Mid-range options concentrate in three zones. Podil, the merchant quarter descending to the Dnipro, contains restored 19th-century townhouses converted to boutique hotels along Kostiantynivska and Spaska streets. The 11 Mirrors Design Hotel at 34A Bohdana Khmelnytskoho Street operates 49 rooms in a renovated 1950s building with original parquet floors. Reikartz chain properties appear in Pechersk near Kyiv Pechersk Lavra, where the upper monastery grounds require a 15-minute uphill walk from Arsenalna metro station, at 198 meters the world's deepest subway station, opened in 1960 through Dnipro plateau clay. The Vozdvyzhensky Boutique Hotel at 40/20 Honcharna Street occupies a block where Ivan Honchar maintained his folk art collection before the museum relocated to Ivana Mazepy Street. Khreshchatyk vicinity hotels charge premiums for direct access to the central artery, which closes to vehicles every weekend, converting to pedestrian use from Friday 22:00 to Monday 05:00. The Opera Hotel at 53 Volodymyrska Street places guests 400 meters from the National Opera House of Ukraine, an 1867 building designed by Viktor Schröter in Renaissance Revival style following an 1896 fire.
Budget accommodation clusters near Lvivska Square, where marshrutka minibuses depart for western oblasts, and around Petrivka market district. Hostel culture expanded after 2010, with Dream House Hostel and Art Hostel occupying kommunalka apartments—shared Soviet-era flats where families inhabited single rooms with communal kitchens. These buildings, recognizable by five to seven stories of identical balconies, constitute 23 percent of Kyiv's residential stock according to 2018 municipal data. Airbnb penetration reached 4,200 listings by 2020, concentrated in Stalin-era buildings erected between 1935 and 1955 along Khreshchatyk and radiating streets. These structures feature 3.5-meter ceilings, oak doors, and central heating via city-wide hot water pipes. Rental rates fluctuate by district, with Pecherskyi and Lypky commanding 40 to 60 percent premiums over Obolon or Troyeshchyna northern residential zones. Lypky, the embassy quarter climbing hills south of Khreshchatyk, contains early 20th-century mansions where sugar magnates built estates before the 1917 revolution. Mariyinsky Park borders this area, a 9-hectare landscaped space commissioned by Empress Elizabeth in 1874.
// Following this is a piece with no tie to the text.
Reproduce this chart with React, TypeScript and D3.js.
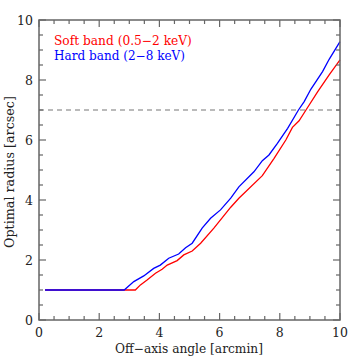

The restaurant geography layers historical periods. Tsarist-era establishments vanished during Soviet industrialization, but post-1991 openings recreated pre-revolutionary formats. Kanapa at 19 Andriivskyi Descent serves Ukrainian haute cuisine in a building where Polish merchant families operated until 1939. The menu lists deruny made from Polissia region potatoes, fried in sunflower oil and served with smetana cultured from Chernihiv dairy farms. Borscht arrives as three preparations: Poltava-style with beef and beans, Lviv variant with pork ribs and prunes, and Kyiv cold version with kefir and beets. Chicken Kyiv, butter-injected breast cutlets, originated at the Continental Hotel restaurant in the 1840s, though the Intourist version served to foreigners from 1947 used margarine until 1987. Kanapa's version employs Hutsul butter from Carpathian mountain dairies and garlic from Bila Tserkva farms. Varenyky fillings rotate by month: June brings Podillian cherries, August features Kherson watermelon, October uses Zhytomyr mushrooms. The dining room occupies three floors of an 1870s residence that survived German occupation because Wehrmacht officers requisitioned it as quarters.
Andriivskyi Descent, the cobblestone street descending 500 meters from Saint Michael's Golden-Domed Monastery to Podil, functions as a tourist restaurant corridor. Twenty-three establishments line the route, opened between 1998 and 2015 targeting visitors ascending to Saint Andrew's Church, the 1754 baroque structure designed by Bartolomeo Rastrelli. Quality varies. Pervak at 13A Andriivskyi Descent replicates a 1920s New Economic Policy-era tavern with period phonographs and Lenin-era rubles displayed under glass tabletops. The menu lists holodets made from pig trotters boiled nine hours, producing collagen-rich broth that sets at 4°C. Pampushky arrive fresh from wood-fired ovens, rubbed with crushed garlic and dill. Nalyvka infusions—horilka steeped with fruits or herbs—include Carpathian bilberry, Polissia cranberry, and Black Sea buckthorn varieties, each requiring 21 days minimum maceration. O'Panas at 4 Andriivskyi Descent occupies a former icon workshop where artists painted for Vydubychi Monastery before Soviet antireligious campaigns shut production in 1929. The interior preserves original ceiling beams.
Modern Ukrainian cuisine emerged as a distinct category after 2015. Ostannya Barykada on Maidan Nezalezhnosti opened during the 2013-2014 Euromaidan protests, initially serving food to demonstrators occupying Independence Square. The permanent restaurant emphasizes regional ingredients: Hutsul bryndza sheep cheese from Verkhovyna elevations above 900 meters, Dnipro River pike-perch, Kakhovka Reservoir catfish, and Polissia wild boar. The chef, Yevhen Klopotenko, campaigned successfully to have borscht recognized by UNESCO on the Representative List of Intangible Cultural Heritage in 2022, arguing its preparation methods vary across Ukraine's 24 oblasts. His version uses 17 ingredients including Crimean tomatoes—now impossible to source—replaced by Kherson greenhouse production. Banosh, the Carpathian cornmeal porridge cooked in smetana and butter, appears with sheep bryndza and pork cracklings. The restaurant maintains transparency about ingredient origins, listing farm names on menu descriptions. A Poltava chicken costs 40 percent more than industrial poultry but comes from a documented heritage breed maintained since the 19th century.